Morgan, lamenting the monopoly power that Southern California
Gas maintains on gas underground storage in the southern half of
the state, said the ongoing settlement talks as part of the state's
gas industry restructuring could eventually allow Kern River to
offer more flexibility to new power generators since unbundled
storage and various balancing proposals are "on the table."
Netting and trading imbalances, along with pooling arrangements,
could emerge in future settlements.
"All of those things in one form or another provide more
flexibility to the end-user and a greater ability to manage their
day-to-day usage," Morgan said.
"In general, we want to make the [Kern and Northwest]
pipeline[s] as friendly to electric generation as we can."
PG&E Gas Transmission offers hourly service to two
generation customers in Texas, and it would offer it to more of
them, but the others are still under long-term contracts. "But
looking forward, we expect all of the 10 new generators that we
might serve [in Texas] to take the hourly service because it works
so well for them to shape their loads," said Sandy McDonough, a
Portland, OR-based vice president and spokesperson for PG&E
Also, on Oct. 28, PG&E received FERC approval for its
northwest transmission system to begin offering negotiated rates,
meaning that "we're on the road to providing more flexibility for
customers," McDonough said. "Just like everyone else, we're
tailoring our services to each [generation or large industrial]
customer's needs. "It basically allows us to go below the minimums
and over the maximums so we can have the flexibility to shape the
rates to suit the customer.
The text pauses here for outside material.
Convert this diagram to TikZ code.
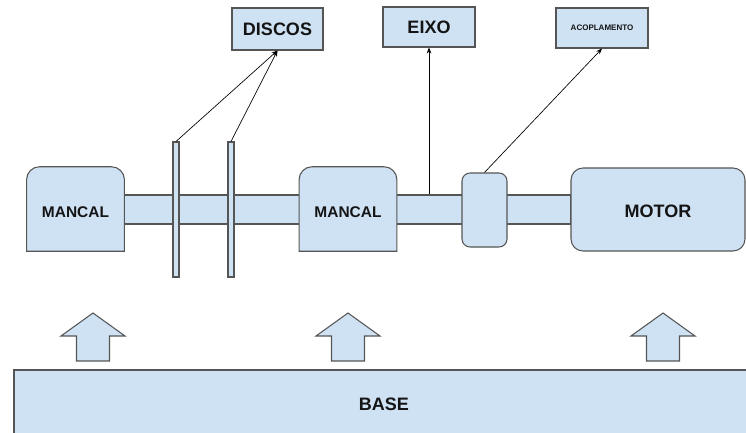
\documentclass[tikz,border=0pt]{standalone}
\usepackage{fontspec}
\setmainfont{Liberation Sans}
\usetikzlibrary{arrows.meta,backgrounds,fit}

\definecolor{partfill}{RGB}{207,226,243}
\definecolor{partline}{RGB}{85,85,85}
\definecolor{inktext}{RGB}{20,20,20}

\tikzset{
  part/.style={draw=partline, fill=partfill, line width=0.8pt, inner sep=0pt, text=inktext},
  tagbox/.style={part, minimum width=69pt, minimum height=30pt},
  mancal/.style={inner sep=0pt, minimum width=73pt, minimum height=63pt, text=inktext,
    text height=13.5pt, font=\bfseries\fontsize{11.6}{14}\selectfont},
  ptr/.style={draw=black, line width=0.5pt, -{Stealth[length=4.5pt,width=3.5pt]}},
}

\begin{document}
\begin{tikzpicture}[x=0.75pt,y=0.75pt,yscale=-1,xscale=1]
\useasboundingbox (0,0) rectangle (746,432);
\clip (0,0) rectangle (746,432);

% etiquetas
\node[tagbox, minimum width=68.25pt, minimum height=31.5pt, font=\bfseries\fontsize{13.5}{16}\selectfont] (discos) at (277.5,29) {DISCOS};
\node[tagbox, font=\bfseries\fontsize{13.5}{16}\selectfont] (eixo) at (429,27) {EIXO};
\node[tagbox, font=\bfseries\fontsize{6}{7}\selectfont] (acopl) at (602,28) {ACOPLAMENTO};

% mancais (contorno no fundo)
\node[mancal] (m1) at (75.5,209) {MANCAL};
\node[mancal] (m2) at (348,209) {MANCAL};

% acoplamento e motor
\node[part, rounded corners=6pt, minimum width=33.75pt, minimum height=55.5pt] (acop) at (484.5,210) {};
\node[part, rounded corners=9pt, minimum width=130.5pt, minimum height=62.25pt, text height=11.5pt,
  font=\bfseries\fontsize{13.5}{16}\selectfont] (motor) at (658,209.5) {MOTOR};

% discos
\node[part, minimum width=4.5pt, minimum height=101.25pt] (d1) at (176,209.5) {};
\node[part, minimum width=4.5pt, minimum height=101.25pt] (d2) at (231,209.5) {};

\begin{scope}[on background layer]
\node[part, fit={(m1.east |- 0,195) (motor.west |- 0,224)}] (shaft) {};
\draw[part] (m1.south west) [rounded corners=9.75pt] -- (m1.north west) -- (m1.north east) [sharp corners] -- (m1.south east) -- cycle;
\draw[part] (m2.south west) [rounded corners=9.75pt] -- (m2.north west) -- (m2.north east) [sharp corners] -- (m2.south east) -- cycle;
\end{scope}

% setas
\draw[ptr] (d1.north) -- (discos.south);
\draw[ptr] (d2.north) -- (discos.south);
\draw[ptr] (shaft.north -| eixo.south) -- (eixo.south);
\draw[ptr] (acop.north) -- (acopl.south);

% apoios
\foreach \ax in {93,348,663}
  \draw[part] (\ax,313) -- (\ax+32,336) -- (\ax+16.5,336) -- (\ax+16.5,361)
    -- (\ax-16.5,361) -- (\ax-16.5,336) -- (\ax-32,336) -- cycle;

% base
\node[part, minimum width=555pt, minimum height=51.75pt, font=\bfseries\fontsize{13.5}{16}\selectfont] (base) at (384,404.5) {BASE};
\end{tikzpicture}
\end{document}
And that pretty much permits charging a
little more in the demand charge and a little less on the
commodity, or vice versa, so you come up with a package that works
well for customers, particularly our generation customers."
Similarly, Morgan said Kern River plans to exploit its
efficiency advantages as a relative new, state-of-the-art system
built in the early 1990s. He rates its relative efficiency at: 1.1%
supplies lost in transport; compared to El Paso Natural's 5% and
Transwestern's 4.75%. "That ends up being a 7 to 7.5 cents/Mcf
price advantage," Morgan said. "We're a real-time pipeline. Every
bit of our measurement is electronic and communicated
instantaneously via satellite to our gas control center." Williams'
two interstate pipelines in the West have formed an internal study
group that is currently assessing its options for developing more
"power friendly types of services," including addressing the areas
it thinks generators are most concerned about: (1) price, (2)
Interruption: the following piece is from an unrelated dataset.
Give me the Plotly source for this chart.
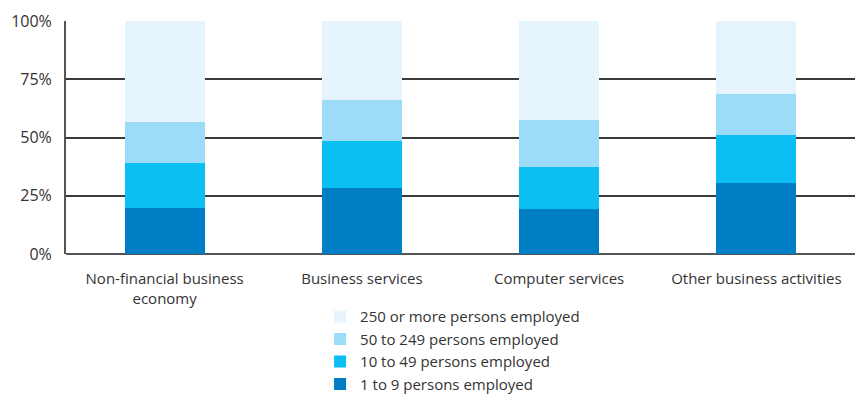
import plotly.graph_objects as go

categories = ["Non-financial business<br>economy", "Business services",
              "Computer services", "Other business activities"]
size_classes = ["1 to 9 persons employed", "10 to 49 persons employed",
                "50 to 249 persons employed", "250 or more persons employed"]
share_1_9 = [19.7, 28.3, 19.3, 30.5]
share_10_49 = [19.4, 20.2, 18.0, 20.6]
share_50_249 = [17.6, 17.7, 20.2, 17.6]
share_250_plus = [43.3, 33.8, 42.5, 31.3]
colors = ["#007ec5", "#0bbff2", "#9ddcf9", "#e6f5fd"]

series = [share_1_9, share_10_49, share_50_249, share_250_plus]

fig = go.Figure()
for i, (name, vals, col) in enumerate(zip(size_classes, series, colors)):
    fig.add_trace(go.Bar(x=categories, y=vals, name=name, legendgroup=f"g{i}",
                         marker=dict(color=col, line=dict(width=0))))

font_family = "Open Sans, Noto Sans, sans-serif"
fig.update_layout(
    width=855, height=401,
    barmode="stack", bargap=0.595,
    margin=dict(l=66, r=0, t=21, b=0, autoexpand=False),
    paper_bgcolor="white", plot_bgcolor="white",
    font=dict(family=font_family, size=15, color="#333333"),
    showlegend=True,
    legend=dict(orientation="v", traceorder="reversed",
                x=0.322, xanchor="left", y=0.002, yanchor="bottom",
                font=dict(size=15, color="#333333"),
                itemwidth=30, tracegroupgap=1,
                bgcolor="rgba(0,0,0,0)"),
    xaxis=dict(showgrid=False, showline=False, ticks="",
               ticklabelstandoff=14, automargin=False,
               tickfont=dict(size=15, color="#333333")),
    yaxis=dict(domain=[0.3868, 1], range=[0, 100],
               tickvals=[0, 25, 50, 75, 100],
               ticktext=["0%", "25%", "50%", "75%", "100%"],
               showgrid=True, gridcolor="#3a3a3a", gridwidth=1.5,
               zeroline=True, zerolinecolor="#555555", zerolinewidth=2,
               showline=True, linecolor="#555555", linewidth=2,
               ticks="", ticklen=0, ticklabelstandoff=9, automargin=False,
               tickfont=dict(size=16, color="#333333")),
)

fig.write_html("out.html")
pipeline pressure and (3) flexible receipt and delivery points for
their natural gas supplies, Morgan said.
He said Kern's "term differential rates" (TDR), for which it
will apply to FERC by the end of the year, will be part of its
"low-price" offering to generators, offering a 37% decrease in
current rates for customers who want to extend contracts for five
and 10 year terms. Kern also hopes to have FERC approval soon on
its proposal to vary from a straight fixed variable rate by moving
six cents of its demand charges to a commodity charge.
With more rate flexibility, options on receipt and delivery
points and flexible balancing/peaking services, Morgan said Kern
hopes to get more generators to see the advantages of connecting
directly to its pipeline and bypassing local LDCs. It also offer
them options for dealing with their contracted gas capacity during
non-burn times, which all power plants experience no matter how
high their load factor, he said.
"Real-time access to information is critical to generators, and
Kern River can expand very cheaply. It would drive rates further
down for all shipper. We're also very bullish on Rocky Mountain
gas prices staying down for the short- and medium-term. We think
Kern River is in a sweet spot right now."